Goal of the exercise — Repeat the lines exactly from the line that contains "Convert this diagram to TikZ code." through the line that contains "(m3) at (49,432)"; leave images out and add nothing.

* Begin Stored rows *

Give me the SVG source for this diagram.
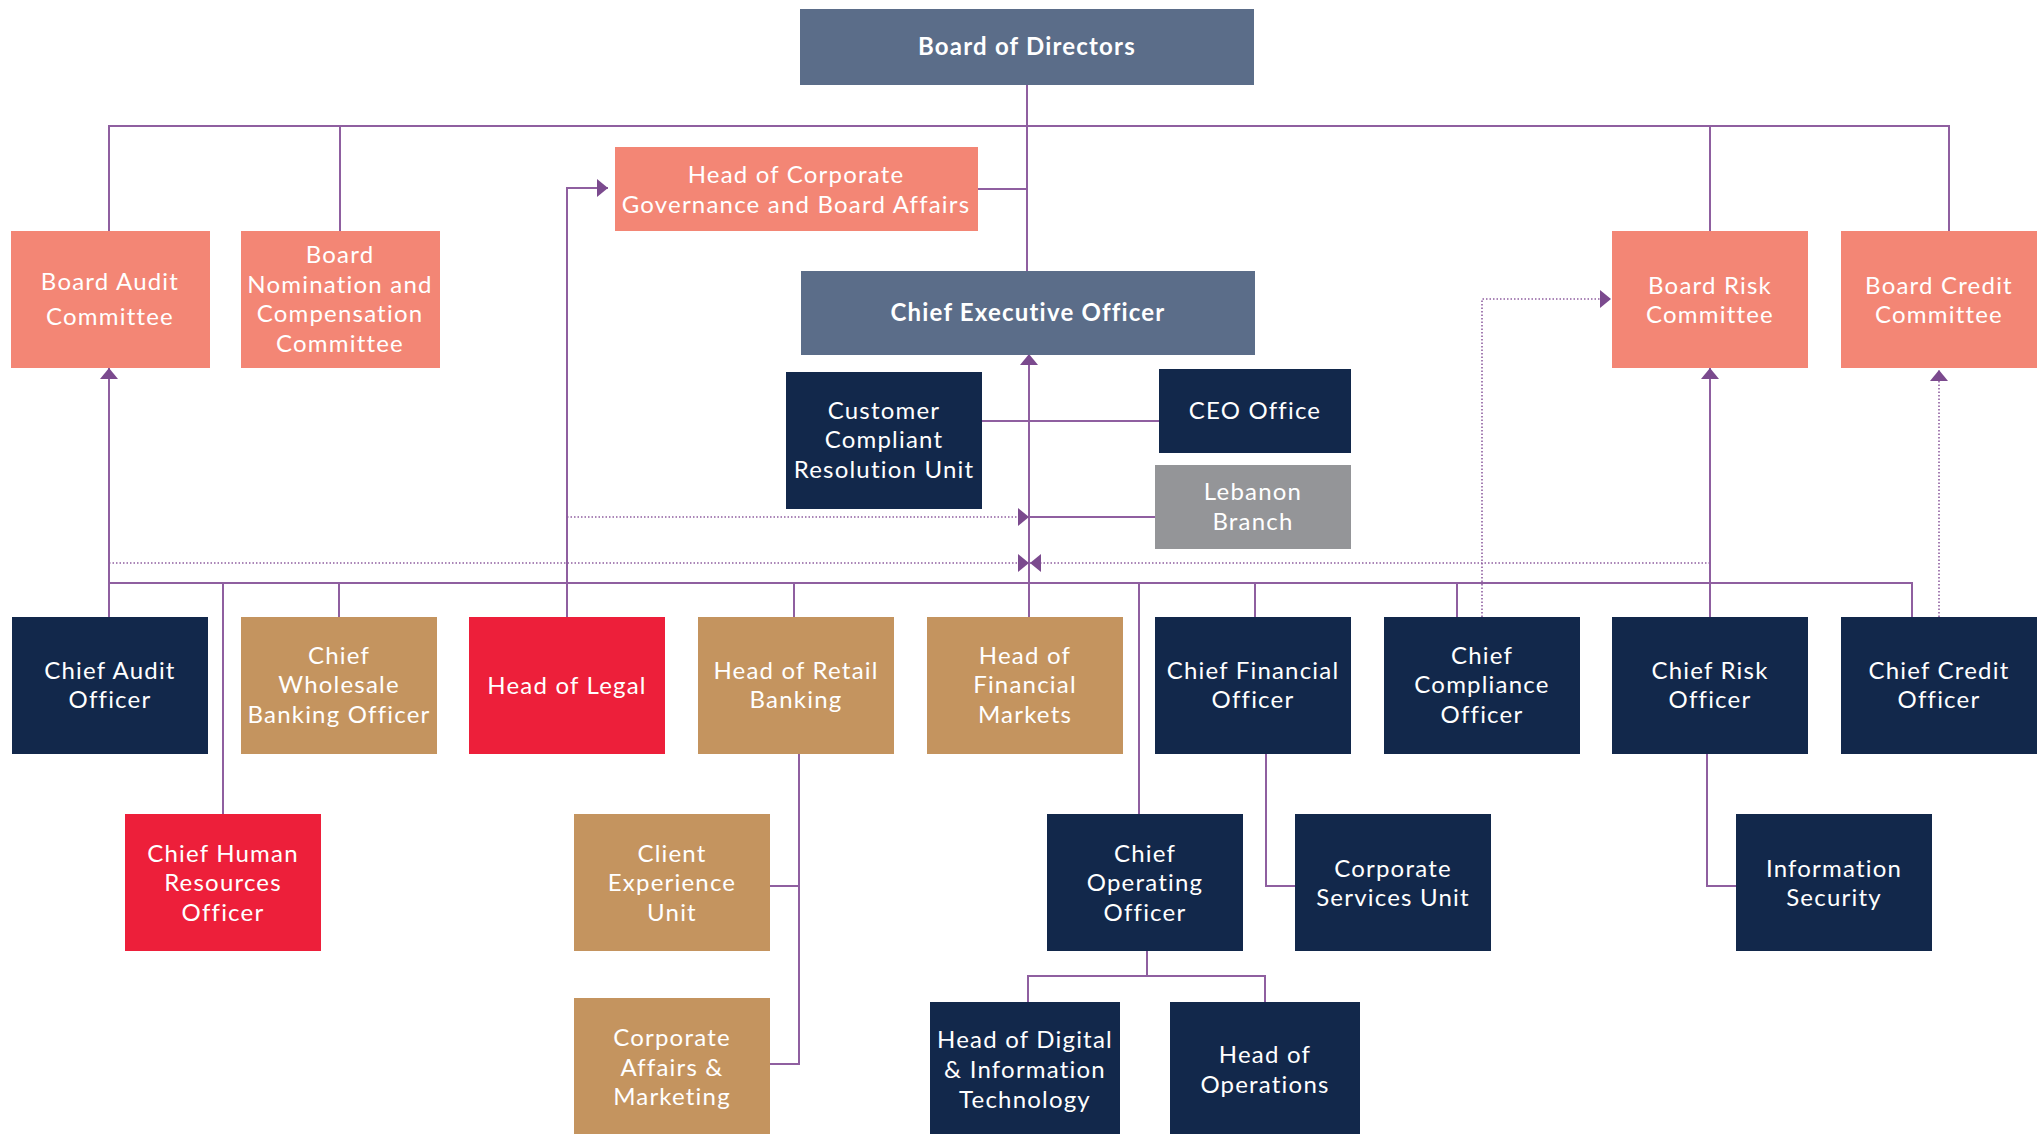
<svg xmlns="http://www.w3.org/2000/svg" width="2042" height="1134" viewBox="0 0 2042 1134">
<style>
.slate{fill:#5b6d89}.salmon{fill:#f38675}.navy{fill:#12284b}.tan{fill:#c4945f}.red{fill:#ed1f3a}.gray{fill:#949598}
text{font-family:Lato,"Open Sans","Liberation Sans",sans-serif;font-size:24px;letter-spacing:1.2px;fill:#ffffff;text-anchor:middle}
text.b{font-weight:bold}
.ln{fill:none;stroke:#8f5fa0;stroke-width:2}
.dt{fill:none;stroke:#8f5fa0;stroke-width:1.6;stroke-dasharray:1.5 2}
</style>
<defs>
<marker id="ah" markerUnits="userSpaceOnUse" markerWidth="11" markerHeight="18" refX="11" refY="9" orient="auto" viewBox="0 0 11 18">
<path d="M0,0 L11,9 L0,18 z" fill="#7b4a8e"/>
</marker>
</defs>
<g id="connectors">
<path class="ln" d="M1027,85 V271"/>
<path class="ln" d="M109,231 V126 H1949 V231"/>
<path class="ln" d="M340,126 V231"/>
<path class="ln" d="M1710,126 V231"/>
<path class="ln" d="M978,189 H1027"/>
<path class="ln" d="M567,617 V188 H608" marker-end="url(#ah)"/>
<path class="ln" d="M1029,617 V354" marker-end="url(#ah)"/>
<path class="ln" d="M982,421 H1159"/>
<path class="ln" d="M1155,517 H1029"/>
<path class="dt" d="M567,517 H1029" marker-end="url(#ah)"/>
<path class="dt" d="M109,563 H1029" marker-end="url(#ah)"/>
<path class="dt" d="M1710,563 H1030" marker-end="url(#ah)"/>
<path class="ln" d="M109,583 H1912 V617"/>
<path class="ln" d="M109,617 V368" marker-end="url(#ah)"/>
<path class="ln" d="M223,583 V814"/>
<path class="ln" d="M339,583 V617"/>
<path class="ln" d="M794,583 V617"/>
<path class="ln" d="M1139,583 V814"/>
<path class="ln" d="M1255,583 V617"/>
<path class="ln" d="M1457,583 V617"/>
<path class="ln" d="M1710,617 V368" marker-end="url(#ah)"/>
<path class="dt" d="M1482,617 V299 H1611" marker-end="url(#ah)"/>
<path class="dt" d="M1939,617 V370" marker-end="url(#ah)"/>
<path class="ln" d="M799,754 V1064 H770"/>
<path class="ln" d="M770,886 H799"/>
<path class="ln" d="M1266,754 V886 H1295"/>
<path class="ln" d="M1707,754 V886 H1736"/>
<path class="ln" d="M1147,951 V976"/>
<path class="ln" d="M1028,1002 V976 H1265 V1002"/>
</g>
<g id="bod"><rect class="slate" x="800" y="9" width="454" height="76"/><text class="b" x="1027" y="55">Board of Directors</text></g>
<g id="bac"><rect class="salmon" x="11" y="231" width="199" height="137"/><text x="110" y="290">Board Audit</text><text x="110" y="325">Committee</text></g>
<g id="bncc"><rect class="salmon" x="241" y="231" width="199" height="137"/><text x="340" y="263">Board</text><text x="340" y="293">Nomination and</text><text x="340" y="322">Compensation</text><text x="340" y="352">Committee</text></g>
<g id="hcg"><rect class="salmon" x="615" y="147" width="363" height="84"/><text x="796" y="183">Head of Corporate</text><text x="796" y="213">Governance and Board Affairs</text></g>
<g id="ceo"><rect class="slate" x="801" y="271" width="454" height="84"/><text class="b" x="1028" y="321">Chief Executive Officer</text></g>
<g id="brc"><rect class="salmon" x="1612" y="231" width="196" height="137"/><text x="1710" y="294">Board Risk</text><text x="1710" y="323">Committee</text></g>
<g id="bcc"><rect class="salmon" x="1841" y="231" width="196" height="137"/><text x="1939" y="294">Board Credit</text><text x="1939" y="323">Committee</text></g>
<g id="ccru"><rect class="navy" x="786" y="372" width="196" height="137"/><text x="884" y="419">Customer</text><text x="884" y="448">Compliant</text><text x="884" y="478">Resolution Unit</text></g>
<g id="ceooffice"><rect class="navy" x="1159" y="369" width="192" height="84"/><text x="1255" y="419">CEO Office</text></g>
<g id="lebanon"><rect class="gray" x="1155" y="465" width="196" height="84"/><text x="1253" y="500">Lebanon</text><text x="1253" y="530">Branch</text></g>
<g id="cao"><rect class="navy" x="12" y="617" width="196" height="137"/><text x="110" y="679">Chief Audit</text><text x="110" y="708">Officer</text></g>
<g id="cwbo"><rect class="tan" x="241" y="617" width="196" height="137"/><text x="339" y="664">Chief</text><text x="339" y="693">Wholesale</text><text x="339" y="723">Banking Officer</text></g>
<g id="legal"><rect class="red" x="469" y="617" width="196" height="137"/><text x="567" y="694">Head of Legal</text></g>
<g id="retail"><rect class="tan" x="698" y="617" width="196" height="137"/><text x="796" y="679">Head of Retail</text><text x="796" y="708">Banking</text></g>
<g id="fm"><rect class="tan" x="927" y="617" width="196" height="137"/><text x="1025" y="664">Head of</text><text x="1025" y="693">Financial</text><text x="1025" y="723">Markets</text></g>
<g id="cfo"><rect class="navy" x="1155" y="617" width="196" height="137"/><text x="1253" y="679">Chief Financial</text><text x="1253" y="708">Officer</text></g>
<g id="cco"><rect class="navy" x="1384" y="617" width="196" height="137"/><text x="1482" y="664">Chief</text><text x="1482" y="693">Compliance</text><text x="1482" y="723">Officer</text></g>
<g id="cro"><rect class="navy" x="1612" y="617" width="196" height="137"/><text x="1710" y="679">Chief Risk</text><text x="1710" y="708">Officer</text></g>
<g id="ccro"><rect class="navy" x="1841" y="617" width="196" height="137"/><text x="1939" y="679">Chief Credit</text><text x="1939" y="708">Officer</text></g>
<g id="chro"><rect class="red" x="125" y="814" width="196" height="137"/><text x="223" y="862">Chief Human</text><text x="223" y="891">Resources</text><text x="223" y="921">Officer</text></g>
<g id="ceu"><rect class="tan" x="574" y="814" width="196" height="137"/><text x="672" y="862">Client</text><text x="672" y="891">Experience</text><text x="672" y="921">Unit</text></g>
<g id="coo"><rect class="navy" x="1047" y="814" width="196" height="137"/><text x="1145" y="862">Chief</text><text x="1145" y="891">Operating</text><text x="1145" y="921">Officer</text></g>
<g id="csu"><rect class="navy" x="1295" y="814" width="196" height="137"/><text x="1393" y="877">Corporate</text><text x="1393" y="906">Services Unit</text></g>
<g id="infosec"><rect class="navy" x="1736" y="814" width="196" height="137"/><text x="1834" y="877">Information</text><text x="1834" y="906">Security</text></g>
<g id="cam"><rect class="tan" x="574" y="998" width="196" height="136"/><text x="672" y="1046">Corporate</text><text x="672" y="1076">Affairs &amp;</text><text x="672" y="1105">Marketing</text></g>
<g id="hod"><rect class="navy" x="930" y="1002" width="190" height="132"/><text x="1025" y="1048">Head of Digital</text><text x="1025" y="1078">&amp; Information</text><text x="1025" y="1108">Technology</text></g>
<g id="hoo"><rect class="navy" x="1170" y="1002" width="190" height="132"/><text x="1265" y="1063">Head of</text><text x="1265" y="1093">Operations</text></g>
</svg>
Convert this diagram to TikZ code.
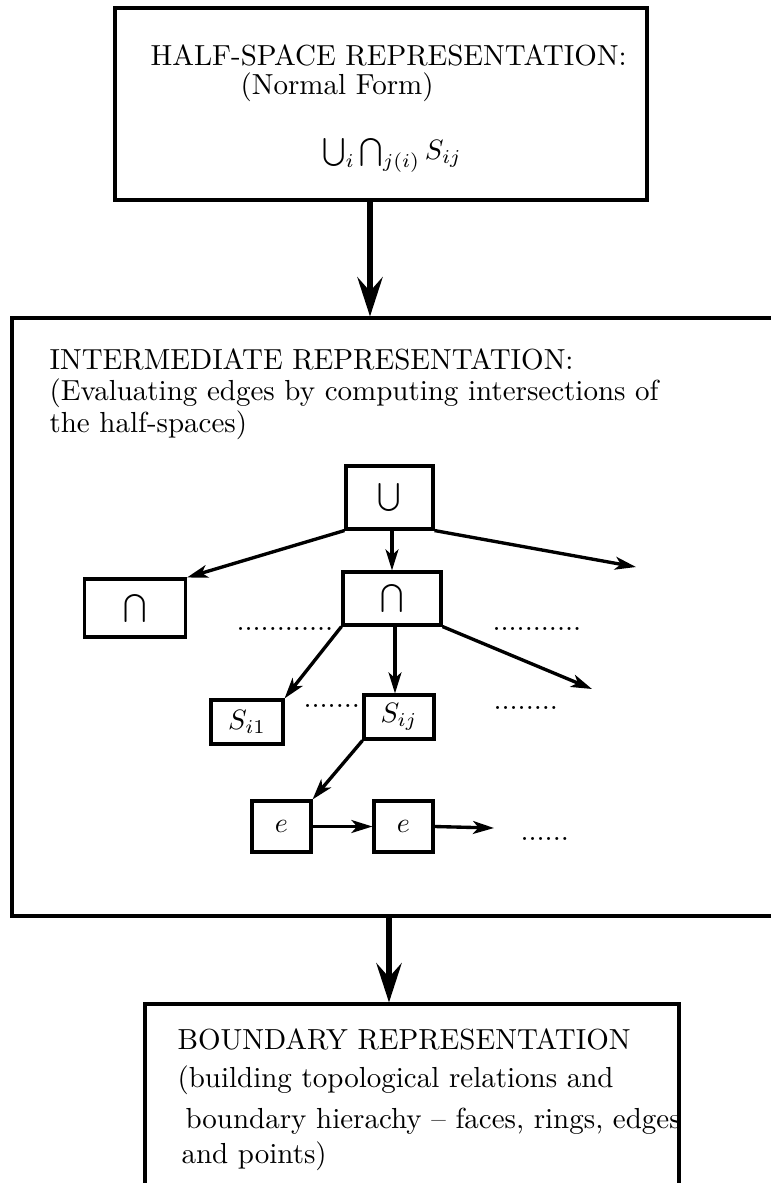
\documentclass[tikz,border=0pt]{standalone}
\usetikzlibrary{arrows.meta}
% one drawing unit
\def\px{0.357pt}
\tikzset{
  box/.style={draw, rectangle, line width=1.1pt, inner sep=0pt},
  txt/.style={inner sep=0pt, anchor=base west},
  bigarrow/.style={line width=2pt, -{Stealth[length=14pt, width=9pt, inset=5pt]}},
  smallarrow/.style={line width=1.2pt, -{Stealth[length=7.5pt, width=4.6pt, inset=2pt]}}
}
\begin{document}
\begin{tikzpicture}[x=\px, y=-\px, font=\fontsize{10.35}{12.4}\selectfont]
\useasboundingbox (0,0) rectangle (771,1183);
\fill[white] (0,0) rectangle (771,1183);
\clip (0,0) rectangle (771,1183);

% --- half-space representation ---
\node[box, minimum width=532*\px, minimum height=192*\px] (top) at (381,104) {};
\node[txt] (t1) at (150,65) {HALF-SPACE REPRESENTATION:};
\node[txt] (t2) at (240,94) {(Normal Form)};
\node[inner sep=0pt, anchor=base] (t3) at (392,159) {$\bigcup_i \bigcap_{j(i)} S_{ij}$};

% --- intermediate representation ---
\node[box, minimum width=818*\px, minimum height=598*\px] (mid) at (421,617) {};
\node[txt] (m1) at (49,369) {INTERMEDIATE REPRESENTATION:};
\node[txt] (m2) at (49,400) {(Evaluating edges by computing intersections of};
\node[txt] (m3) at (49,432) {the half-spaces)};

\node[box, minimum width=87*\px, minimum height=63*\px] (U) at (389.5,497.5) {$\bigcup$};
\node[box, minimum width=101*\px, minimum height=58*\px] (capL) at (135,608) {$\bigcap$};
\node[box, minimum width=98*\px, minimum height=53*\px] (capM) at (392,598.5) {$\bigcap$};
\node[box, minimum width=72*\px, minimum height=44*\px] (Si1) at (247,722) {$S_{i1}$};
\node[box, minimum width=70*\px, minimum height=44*\px] (Sij) at (399,717) {$S_{ij}$};
\node[box, minimum width=59*\px, minimum height=51*\px] (e1) at (281.5,826.5) {$e$};
\node[box, minimum width=59*\px, minimum height=51*\px] (e2) at (403.5,826.5) {$e$};

\node[txt] (dA) at (236,630) {............};
\node[txt] (dB) at (492,630) {...........};
\node[txt] (dC) at (303,707) {.......};
\node[txt] (dD) at (493,709) {........};
\node[txt] (dE) at (520,840) {......};

\coordinate (r1) at (636,567);
\coordinate (r2) at (592,689);
\coordinate (r3) at (494,828);
\coordinate (c2) at (395,0);

\draw[smallarrow] (U.south west) -- (capL.north east);
\draw[smallarrow] (capM.north |- U.south) -- (capM.north);
\draw[smallarrow] (U.south east) -- (r1);
\draw[smallarrow] (capM.south west) -- (Si1.north east);
\draw[smallarrow] (c2 |- capM.south) -- (c2 |- Sij.north);
\draw[smallarrow] (capM.south east) -- (r2);
\draw[smallarrow] (Sij.south west) -- (e1.north east);
\draw[smallarrow] (e1.east) -- (e2.west);
\draw[smallarrow] (e2.east) -- (r3);

% --- boundary representation ---
\node[box, minimum width=534*\px, minimum height=216*\px] (bnd) at (412,1112) {};
\node[txt] (b1) at (177,1049) {BOUNDARY REPRESENTATION};
\node[txt] (b2) at (177,1087) {(building topological relations and};
\node[txt] (b3) at (185,1128) {boundary hierachy -- faces, rings, edges};
\node[txt] (b4) at (181,1163) {and points)};

% --- main flow ---
\coordinate (a1) at (370,0);
\coordinate (a2) at (389,0);
\draw[bigarrow] (a1 |- top.south) -- (a1 |- mid.north);
\draw[bigarrow] (a2 |- mid.south) -- (a2 |- bnd.north);
\end{tikzpicture}
\end{document}
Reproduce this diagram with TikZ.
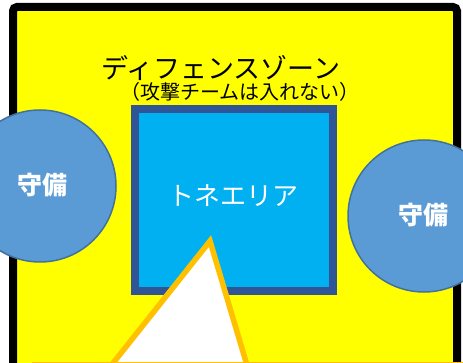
\documentclass[tikz,border=0pt]{standalone}
\usepackage{fontspec}
\newfontfamily\jp{Noto Sans CJK JP}
\definecolor{zone}{HTML}{FFFF00}
\definecolor{sqfill}{HTML}{00B0F0}
\definecolor{sqborder}{HTML}{2F5597}
\definecolor{cfill}{HTML}{5B9BD5}
\definecolor{cborder}{HTML}{41719C}
\definecolor{tri}{HTML}{FFC000}
\tikzset{
  defender/.style={circle, draw=cborder, fill=cfill, line width=1.5pt, minimum size=152pt, inner sep=0pt},
  deftext/.style={text=white, font=\jp\bfseries\fontsize{25}{25}\selectfont, inner sep=0pt},
}
\begin{document}
\begin{tikzpicture}[x=1pt,y=-1pt]
\useasboundingbox (0,0) rectangle (463,363);
\fill[white] (0,0) rectangle (463,363);
% zone frame
\filldraw[fill=zone, draw=black, line width=8pt, rounded corners=4pt] (13,7) rectangle (457,420);
% titles
\node[font=\jp\fontsize{27}{27}\selectfont, inner sep=0pt] (title) at (221,68) {ディフェンスゾーン};
\node[font=\jp\fontsize{20}{20}\selectfont, inner sep=0pt] (sub) at (240,92) {（攻撃チームは入れない）};
% area
\node[draw=sqborder, fill=sqfill, line width=8pt, minimum width=198pt, minimum height=182pt, inner sep=0pt] (area) at (234,200) {};
\node[text=white, font=\jp\fontsize{26}{26}\selectfont, inner sep=0pt] (areatext) at (233,196) {トネエリア};
% defenders
\node[defender] (d1) at (40,186) {};
\node[deftext] (d1t) at (42,185) {守備};
\node[defender] (d2) at (424,216) {};
\node[deftext] (d2t) at (423,215) {守備};
% triangle
\coordinate (apex) at (210,241);
\coordinate (bl) at (106,372);
\coordinate (br) at (249,372);
\filldraw[fill=white, draw=tri, line width=5.5pt, line join=miter] (bl) -- (apex) -- (br);
% bottom line
\coordinate (b1) at (32,362.5);
\coordinate (b2) at (463,362.5);
\draw[tri, line width=1.2pt] (b1) -- (b2);
\end{tikzpicture}
\end{document}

* End Stored rows *

Exercise solution —
Convert this diagram to TikZ code.
\documentclass[tikz,border=0pt]{standalone}
\usetikzlibrary{arrows.meta}
% one drawing unit
\def\px{0.357pt}
\tikzset{
  box/.style={draw, rectangle, line width=1.1pt, inner sep=0pt},
  txt/.style={inner sep=0pt, anchor=base west},
  bigarrow/.style={line width=2pt, -{Stealth[length=14pt, width=9pt, inset=5pt]}},
  smallarrow/.style={line width=1.2pt, -{Stealth[length=7.5pt, width=4.6pt, inset=2pt]}}
}
\begin{document}
\begin{tikzpicture}[x=\px, y=-\px, font=\fontsize{10.35}{12.4}\selectfont]
\useasboundingbox (0,0) rectangle (771,1183);
\fill[white] (0,0) rectangle (771,1183);
\clip (0,0) rectangle (771,1183);

% --- half-space representation ---
\node[box, minimum width=532*\px, minimum height=192*\px] (top) at (381,104) {};
\node[txt] (t1) at (150,65) {HALF-SPACE REPRESENTATION:};
\node[txt] (t2) at (240,94) {(Normal Form)};
\node[inner sep=0pt, anchor=base] (t3) at (392,159) {$\bigcup_i \bigcap_{j(i)} S_{ij}$};

% --- intermediate representation ---
\node[box, minimum width=818*\px, minimum height=598*\px] (mid) at (421,617) {};
\node[txt] (m1) at (49,369) {INTERMEDIATE REPRESENTATION:};
\node[txt] (m2) at (49,400) {(Evaluating edges by computing intersections of};
\node[txt] (m3) at (49,432) {the half-spaces)};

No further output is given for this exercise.